WHAT YOU SHOULD DO: Locate every line that holds the string "matplotlib" and copy it.
** START **
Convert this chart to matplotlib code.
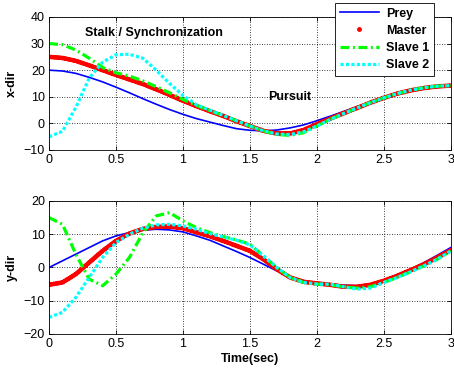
import matplotlib
matplotlib.use("Agg")
import matplotlib.pyplot as plt
from matplotlib.lines import Line2D

plt.rcParams['font.family'] = ['Liberation Sans', 'DejaVu Sans']
plt.rcParams['font.size'] = 9

# time base (s)
t = [i / 10 for i in range(31)]

# x-direction
prey_x = [20, 19.7, 18.8, 17.3, 15.6, 13.6, 11.5, 9.3, 7.2, 5.2, 3.4, 1.8, 0.5, -0.8, -2.0,
          -2.6, -2.8, -2.5, -1.7, -0.6, 1.0, 2.7, 4.5, 6.3, 8.0, 9.6, 11.0, 12.2, 13.1, 13.7, 14.0]
master_x = [25, 24.6, 23.5, 21.8, 20.0, 18.2, 16.5, 14.8, 12.8, 10.7, 8.5, 6.5, 4.6, 2.8, 0.8,
            -1.0, -2.8, -3.8, -3.8, -2.5, -0.3, 1.8, 3.8, 5.8, 7.8, 9.6, 11.2, 12.4, 13.3, 13.9, 14.2]
slave1_x = [30, 29.6, 27.6, 24.5, 21.0, 19.0, 17.8, 16.0, 13.8, 11.5, 9.0, 6.8, 4.8, 3.0, 1.0,
            -1.0, -2.8, -4.2, -4.5, -3.5, -1.0, 1.5, 3.7, 5.8, 7.8, 9.6, 11.2, 12.5, 13.4, 14.0, 14.2]
slave2_x = [-5, -3, 6, 17, 23, 25.8, 26, 24.5, 20, 15, 10.5, 7.0, 5.0, 3.0, 1.0,
            -1.0, -2.8, -4.0, -4.2, -3.2, -1.0, 1.5, 3.7, 5.8, 7.8, 9.6, 11.2, 12.5, 13.4, 14.0, 14.2]

# y-direction
prey_y = [0, 2, 4, 6, 8, 9.5, 10.5, 11.2, 11.5, 11.3, 10.7, 9.5, 8.2, 6.5, 4.8,
          3.0, 1.0, -1.0, -2.8, -4.0, -4.6, -5.0, -5.3, -5.5, -5.2, -4.2, -2.5, -0.5, 1.5, 3.7, 6.0]
master_y = [-5.2, -4.5, -2, 1.5, 5, 8, 10.2, 11.6, 12.2, 12.3, 11.8, 10.6, 9.4, 8.0, 6.5,
            5.0, 2.5, -0.5, -3.0, -4.3, -4.8, -5.2, -5.8, -5.8, -5.2, -4.0, -2.5, -0.8, 1.0, 3.0, 5.2]
slave1_y = [15, 13, 4, -3.5, -5.5, -2, 3, 10.4, 15.5, 16.5, 14, 12, 10.5, 9.3, 8.3,
            7.0, 3.5, 0.0, -3.0, -4.5, -5.0, -5.2, -5.8, -6.2, -5.8, -4.5, -3.0, -1.3, 0.5, 2.5, 5.0]
slave2_y = [-15, -13.5, -9, -3, 3, 7.5, 10, 11.8, 12.8, 13, 12.5, 11.5, 10.2, 9.2, 8.2,
            6.8, 3.5, 0.0, -3.0, -4.5, -5.0, -5.0, -5.8, -6.5, -6.2, -4.5, -3.0, -1.3, 0.5, 2.5, 5.0]

labels = ['Prey', 'Master', 'Slave 1', 'Slave 2']

fig = plt.figure(figsize=(4.54, 3.74), dpi=100)
ax1 = fig.add_axes([0.108, 0.599, 0.885, 0.3556])
ax2 = fig.add_axes([0.108, 0.107, 0.885, 0.3556])

blue, red, green, cyan = '#0000ff', '#ff0000', '#00ff00', '#00ffff'
s1_style = (0, (2.8, 1.1, 0.6, 1.1))
s2_style = (0, (1.0, 0.7))


def draw(ax, prey, master, s1, s2):
    ax.plot(t, prey, color=blue, lw=1.2)
    ax.plot(t, master, color=red, lw=3.4, linestyle=(0, (0.1, 0.4)),
            dash_capstyle='round')
    ax.plot(t, s1, color=green, lw=2.3, linestyle=s1_style)
    ax.plot(t, s2, color=cyan, lw=2.3, linestyle=s2_style)
    ax.set_xlim(0, 3)
    ax.set_xticks([0, 0.5, 1, 1.5, 2, 2.5, 3])
    ax.set_xticklabels(['0', '0.5', '1', '1.5', '2', '2.5', '3'])
    ax.grid(True, color='black', linestyle=(0, (1, 2)), lw=0.6)
    ax.tick_params(direction='in', length=3, width=0.6, top=True, right=True, pad=3)
    for s in ax.spines.values():
        s.set_linewidth(0.6)


draw(ax1, prey_x, master_x, slave1_x, slave2_x)
ax1.set_ylim(-10, 40)
ax1.set_yticks(range(-10, 41, 10))
ax1.set_ylabel('x-dir', fontweight='bold', labelpad=4)
ax1.text(0.78, 34, 'Stalk / Synchronization', fontweight='bold', ha='center', va='center')
ax1.text(1.8, 10, 'Pursuit', fontweight='bold', ha='center', va='center')

draw(ax2, prey_y, master_y, slave1_y, slave2_y)
ax2.set_ylim(-20, 20)
ax2.set_yticks(range(-20, 21, 10))
ax2.set_ylabel('y-dir', fontweight='bold', labelpad=4)
ax2.set_xlabel('Time(sec)', fontweight='bold', labelpad=2)

handles = [
    Line2D([], [], color=blue, lw=1.2),
    Line2D([], [], color=red, ls='none', marker='.', markersize=5),
    Line2D([], [], color=green, lw=2.3, linestyle=s1_style),
    Line2D([], [], color=cyan, lw=2.3, linestyle=s2_style),
]
leg = fig.legend(handles, labels, loc='upper right', bbox_to_anchor=(0.957, 0.993),
                 fancybox=False, framealpha=1, edgecolor='black', handlelength=3.1,
                 prop={'weight': 'bold', 'size': 9}, borderpad=0.4, labelspacing=0.42,
                 handletextpad=0.6, borderaxespad=0)
leg.get_frame().set_linewidth(0.6)

fig.savefig('out.png', dpi=100)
** END **
RESULT OF THE EXERCISE:
Convert this chart to matplotlib code.
import matplotlib
matplotlib.use("Agg")
import matplotlib.pyplot as plt
from matplotlib.lines import Line2D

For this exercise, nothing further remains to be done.